Ashaadabuthi — P.B. Rangachari, T.N. Vasudevan Pillai, T.V. Sethuraman, K.S. Adhilakshmi, T.S. Jaya Pankajammal Minor-in Kaathal — T.S. Durairaj, M.R. Swaminathan, T.V. Sethuraman, N. Venkataraman Babu, K.S. Adhilakshmi, P.R. Mangalam, K.V. Shanthabai; Abbuthi Adigal — P.B. Rangachari, P.G. Venkatesan, V.N. Sundaram, ‘Master’ Sivam, T.N. Meenakshi, V.N. Janaki-Krishnabai (dances); Naveena Markandeyar — Kali N. Ratnam, T.R. Ramachandran, K. Hiranaiah, M.R. Subramaniam, Ratnappa, T.V. Annapoorani
During the late 1930s and early 1940s, there was a trend in Tamil cinema — making short comedies, grouping them together and screening them under a common title. The most successful of them was a five-in-one movie with an odd title for a comedy — Sirikkaadhey (Don’t Laugh) made in 1939! Made with a different cast for each film and directed by different persons, it was distributed by S.S. Vasan. Vasan came out with an inventive publicity campaign using cartoons by the celebrated cartoonist Mali (T.R. Mahalingam, but no relation of the famed singing Tamil film star) who worked for the popular weekly Ananda Vikatan, owned by Vasan. It was a success and inspired many filmmakers to come out with such packages. N.S. Krishnan had his own company called Asoka Pictures (based in Coimbatore), backed by South Indian movie mogul S.M. Sriramulu Naidu. Some of their films were successful. Mani Malai was one such attempt, and this was a four-in-one comedy with different cast and directors for each film.
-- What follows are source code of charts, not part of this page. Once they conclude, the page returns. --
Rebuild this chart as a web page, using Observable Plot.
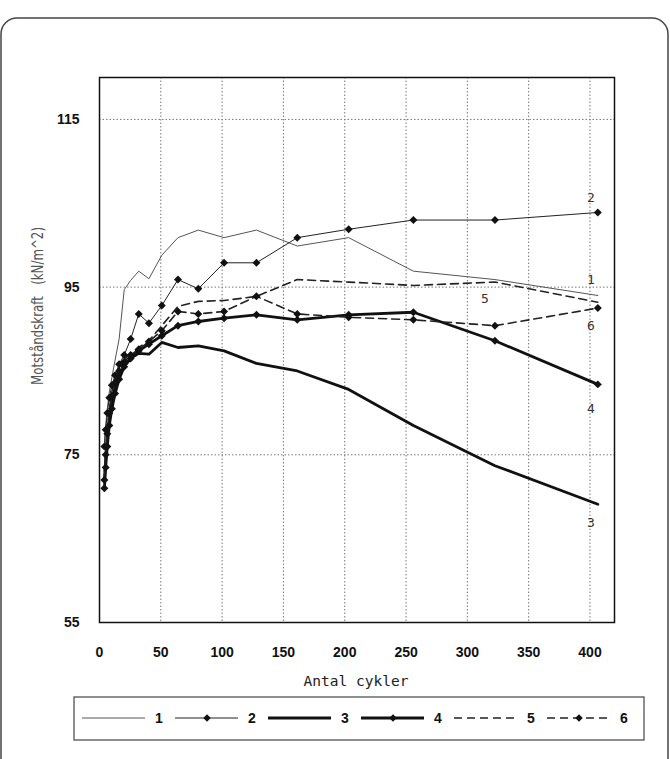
<!DOCTYPE html>
<html><head><meta charset="utf-8">
<script src="https://cdn.jsdelivr.net/npm/d3@7"></script>
<script src="https://cdn.jsdelivr.net/npm/@observablehq/plot@0.6"></script>
<style>
body{margin:0;background:#fff}
#chart{position:relative;width:670px;height:759px}
</style>
</head><body><div id="chart"></div>
<script>
// ---- data ----
const cycles = [4, 5.04, 6.35, 8, 10.08, 12.7, 16, 20.16, 25.4, 32, 40.3, 50.8, 64, 80.6, 101.6, 128, 161.3, 203.2, 256, 322.5, 406.4];
const series1 = [76.5, 78.5, 80.5, 82.5, 84.2, 86.3, 88.8, 94.7, 95.8, 96.9, 96.0, 98.8, 100.9, 101.8, 100.9, 101.8, 99.9, 100.9, 96.9, 95.9, 94.0];
const series2 = [76.0, 78.0, 80.0, 81.8, 83.3, 84.5, 85.8, 86.9, 88.8, 91.8, 90.7, 92.8, 95.9, 94.8, 97.9, 97.9, 100.9, 101.9, 103.0, 103.0, 103.9];
const series3 = [72.0, 74.5, 77.0, 79.5, 81.5, 83.0, 84.5, 85.6, 86.5, 87.1, 87.0, 88.4, 87.8, 88.0, 87.4, 85.9, 85.0, 82.8, 78.5, 73.7, 69.1];
const series4 = [71.0, 73.5, 76.0, 78.5, 80.5, 82.3, 84.0, 85.5, 86.5, 87.4, 88.2, 89.2, 90.4, 90.9, 91.3, 91.7, 91.1, 91.7, 92.0, 88.6, 83.4];
const series5 = [73.0, 75.5, 78.0, 80.5, 82.5, 84.0, 85.4, 86.4, 87.1, 87.8, 88.6, 90.4, 92.7, 93.3, 93.4, 93.9, 95.9, 95.6, 95.2, 95.6, 93.2];
const series6 = [72.0, 75.0, 77.5, 80.0, 82.0, 83.6, 85.0, 86.1, 86.9, 87.6, 88.5, 89.8, 92.1, 91.8, 92.1, 93.9, 91.8, 91.4, 91.1, 90.4, 92.5];
const seriesNames = ["1", "2", "3", "4", "5", "6"];
const xTicks = [0, 50, 100, 150, 200, 250, 300, 350, 400];
const yTicks = [55, 75, 95, 115];
const xLabel = "Antal cykler";
const yLabel = "Motståndskraft   (kN/m^2)";

// ---- styles (not data) ----
const styles = {
  "1": {w: 1, dash: null, stroke: "#555", marker: false, lab: {dx: -7, dy: -16, idx: 20}},
  "2": {w: 1, dash: null, stroke: "#222", marker: true,  lab: {dx: -7, dy: -15, idx: 20}},
  "3": {w: 2.8, dash: null, stroke: "#111", marker: false, lab: {dx: -7, dy: 19, idx: 20}},
  "4": {w: 2.8, dash: null, stroke: "#111", marker: true,  lab: {dx: -7, dy: 24, idx: 20}},
  "5": {w: 1.6, dash: "8,5", stroke: "#222", marker: false, lab: {dx: -10, dy: 17, idx: 19}},
  "6": {w: 1.6, dash: "8,5", stroke: "#222", marker: true,  lab: {dx: -7, dy: 18, idx: 20}}
};

const allSeries = [series1, series2, series3, series4, series5, series6];
const rows = [];
allSeries.forEach((vals, i) => vals.forEach((v, j) => rows.push({series: seriesNames[i], cycles: cycles[j], value: v})));
const labelRows = seriesNames.map((s, i) => {
  const k = styles[s].lab.idx;
  return {series: s, cycles: cycles[k], value: allSeries[i][k]};
});

const lineMarks = seriesNames.map(s => Plot.line(rows.filter(d => d.series === s), {
  x: "cycles", y: "value", stroke: styles[s].stroke, strokeWidth: styles[s].w,
  strokeDasharray: styles[s].dash, strokeLinejoin: "round", curve: "linear"
}));
const dotMarks = seriesNames.filter(s => styles[s].marker).map(s => Plot.dot(rows.filter(d => d.series === s), {
  x: "cycles", y: "value", symbol: "diamond2", r: 3.6, fill: "#111", stroke: "none"
}));
const textMarks = labelRows.map(d => Plot.text([d], {
  x: "cycles", y: "value", text: "series", dx: styles[d.series].lab.dx, dy: styles[d.series].lab.dy,
  fontFamily: "'DejaVu Sans Mono', monospace", fontSize: 13, fontWeight: "normal", fill: "#333"
}));

const chart = Plot.plot({
  width: 670, height: 759,
  marginTop: 77, marginLeft: 99, marginRight: 56, marginBottom: 137,
  style: {fontFamily: "'Liberation Sans', Arial, sans-serif", fontSize: "14px", fontWeight: "bold", color: "#111", background: "#fff"},
  x: {domain: [0, 420]},
  y: {domain: [55, 120]},
  marks: [
    Plot.gridX(xTicks.slice(1), {stroke: "#777", strokeOpacity: 1, strokeDasharray: "1.5,2", strokeWidth: 1}),
    Plot.gridY(yTicks.slice(1), {stroke: "#777", strokeOpacity: 1, strokeDasharray: "1.5,2", strokeWidth: 1}),
    Plot.axisX({ticks: xTicks, tickSize: 0, tickPadding: 25, label: null, fontSize: 14}),
    Plot.axisY({ticks: yTicks, tickSize: 0, tickPadding: 20, label: null, fontSize: 14}),
    ...lineMarks,
    ...dotMarks,
    ...textMarks,
    Plot.frame({stroke: "#111", strokeWidth: 1.5})
  ]
});
document.getElementById("chart").appendChild(chart);

// ---- decorations: outer border, axis titles, legend ----
const svg = d3.select(chart);
svg.insert("rect", ":first-child")
  .attr("x", 1).attr("y", 18).attr("width", 667).attr("height", 800).attr("rx", 16)
  .attr("fill", "none").attr("stroke", "#444").attr("stroke-width", 1.5);

svg.append("text")
  .attr("x", 356).attr("y", 686).attr("text-anchor", "middle")
  .attr("font-family", "'DejaVu Sans Mono', monospace").attr("font-size", 14).attr("font-weight", "normal")
  .attr("fill", "#222").attr("textLength", 105).attr("lengthAdjust", "spacingAndGlyphs")
  .text(xLabel);

svg.append("text")
  .attr("transform", "translate(43,306) rotate(-90)").attr("text-anchor", "middle")
  .attr("font-family", "'DejaVu Sans', sans-serif").attr("font-size", 15).attr("font-weight", "normal")
  .attr("fill", "#555").attr("textLength", 158).attr("lengthAdjust", "spacingAndGlyphs")
  .style("white-space", "pre")
  .text(yLabel);

const lg = svg.append("g");
lg.append("rect").attr("x", 74).attr("y", 697).attr("width", 570).attr("height", 43)
  .attr("fill", "#fff").attr("stroke", "#444").attr("stroke-width", 1.2);
const diamondSym = d3.symbolDiamond2 || d3.symbolDiamond;
seriesNames.forEach((s, i) => {
  const st = styles[s];
  const x0 = 82 + i * 93, y0 = 718;
  lg.append("line").attr("x1", x0).attr("x2", x0 + 63).attr("y1", y0).attr("y2", y0)
    .attr("stroke", st.stroke).attr("stroke-width", st.w).attr("stroke-dasharray", st.dash);
  if (st.marker) {
    lg.append("path").attr("transform", `translate(${x0 + 32},${y0})`)
      .attr("d", d3.symbol(diamondSym, 36)()).attr("fill", "#111");
  }
  lg.append("text").attr("x", x0 + 77).attr("y", y0 + 5).attr("text-anchor", "middle")
    .attr("font-family", "'Liberation Sans', Arial, sans-serif").attr("font-size", 14).attr("font-weight", "bold")
    .attr("fill", "#111").text(s);
});
</script>
</body></html>
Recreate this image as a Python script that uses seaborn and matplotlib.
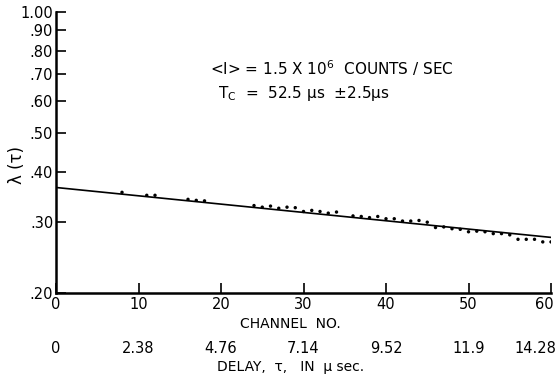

This film was directed by the then noted filmmaker and now forgotten Fram Sethna, who made many Tamil films. This film deals with untouchability in a lighter vein, about a bhagavathar (P.B. Rangachari) misbehaving with a domestic help (Jaya). She visits him with her husband. Scared, and with his wife at home adding to it, the man apologises for his conduct. K.S. Adhilakshmi as the bhagavathar’s wife and comedy actors T.V. Sethuraman as his disciple and M.R. Subramaniam as the village headman offered good support.
Comedy actor T.S. Durairaj, who also produced films and had success as race-horse-owner at the Guindy Races, played the ‘minor’ in this film (In those days, a ‘minor’ was usually a young man with a loads of inherited money with which he led a care-free life). He refuses to marry the woman suggested by his mother, and joins a mutt to learn how to impress women. Here he falls in love with a married washerwoman (Adhilakshmi). Complications arise when the husband comes to know of it and takes his wife away. What happens to the ‘minor’ and how he learns his lessons forms the rest of the film. M.R. Swaminathan played the husband and Sethuraman contributed to the fun with his wisecracks.
This film is not a comedy, but a tale of godly devotion dealt with humour. Stage and screen actor P.B. Rangachari plays Adigal, a devotee of saint-poet Appar. When Appar comes to lunch at Adigalar’s house, his young son is sent to the back yard to fetch a banana leaf. He is bitten by a poisonous snake and dies. Adigal and his wife (Meenakshi) hide the son’s body and get ready to serve Appar. Swami hides the body and asks them where their son is.
The truth comes out, and Appar, with divine help, brings the boy back to life. Singer-actor V.N. Sundaram plays the saint-poet. Interestingly, V.N. Janaki, wife of MGR (also Chief Minister of Tamil Nadu for a brief while) does a dance sequence along with the now-forgotten dancer Krishna Bai.
This is a spoof on the familiar tale of Markandeya who is blessed with eternal youth. Kali N. Ratnam plays Lord Yama while T.R. Ramachandran is Markandeya. Kannada stage and screen actor K. Hiranaiah is Chitragupta, Yama’s record-keeper. The film was directed by A.T. Krishnaswamy (ATK).
The film had a few songs, but no details are available about the lyricist and composers.
According to ATK, Mani Malai did fairly well at the box-office, thanks to the presence of top comedy actors of that era. The film was shot at Vel Pictures Studio at Guindy.
Remembered For The comedy of yesteryear stars.